Parallel two-clutch systems, dubbed “P2”, enable the efficient separation of a hybrid’s electric motor and its gas engine which results in similar efficiency of current hybrid two motor systems without the need for two separate engines. This could result in cost savings of 30% or more for hybrid car buyers.
Honda’s fleet of hybrids uses a one-motor system, the Integrated Motor Assist, which has the gas engine and electric motor bolted together and engaged with a single clutch. In this configuration, the electric motor runs simultaneously with the gas engine. The P2 clutch enables the gas engine to shut down, transferring the load to the electric motor. The efficiency of selective electric motor use is gained without the costly addition of a separate electric motor.
The 2011 Hyundai Sonata Hybrid and the Infiniti M353 Hybrid are the first hybrids to use the new parallel-clutch P2 system. According to Hyundai, the new design results in greater highway fuel efficiency and improved electric motor performance. With the separate clutch, the electric motor can be increased in size to deliver greater acceleration.
The P2 also results in improves regenerative braking, and saves costs by eliminating the need for a torque converter. Cost of batteries for P2 hybrids is expected to be about 30% lower than current costs for electric can batteries.

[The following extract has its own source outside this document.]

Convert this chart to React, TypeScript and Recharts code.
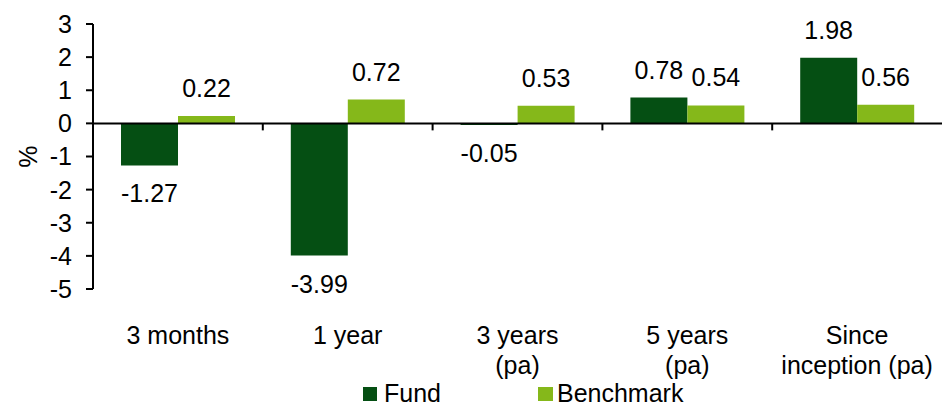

By 2025, the US fleet average could reach 60mpg, with SUVs averaging 40mpg
Manufacturers who have not yet committed to the two-motor system currently in most hybrids, or to Honda’s Integrated Motor Assist design, are benefiting from their late entry into the hybrid market. Mercedes and BMW have P2 hybrids in development, as well as Hyundai, Volkswagen and Infiniti. John German, senior fellow with the International Council for Clean Transportation, believes that the P2 hybrids will enter the mass market, and that the new technology will “become standard on vehicles.”
German believes that by 2025, the US fleet average could reach 60mpg, with SUVs averaging 40mpg.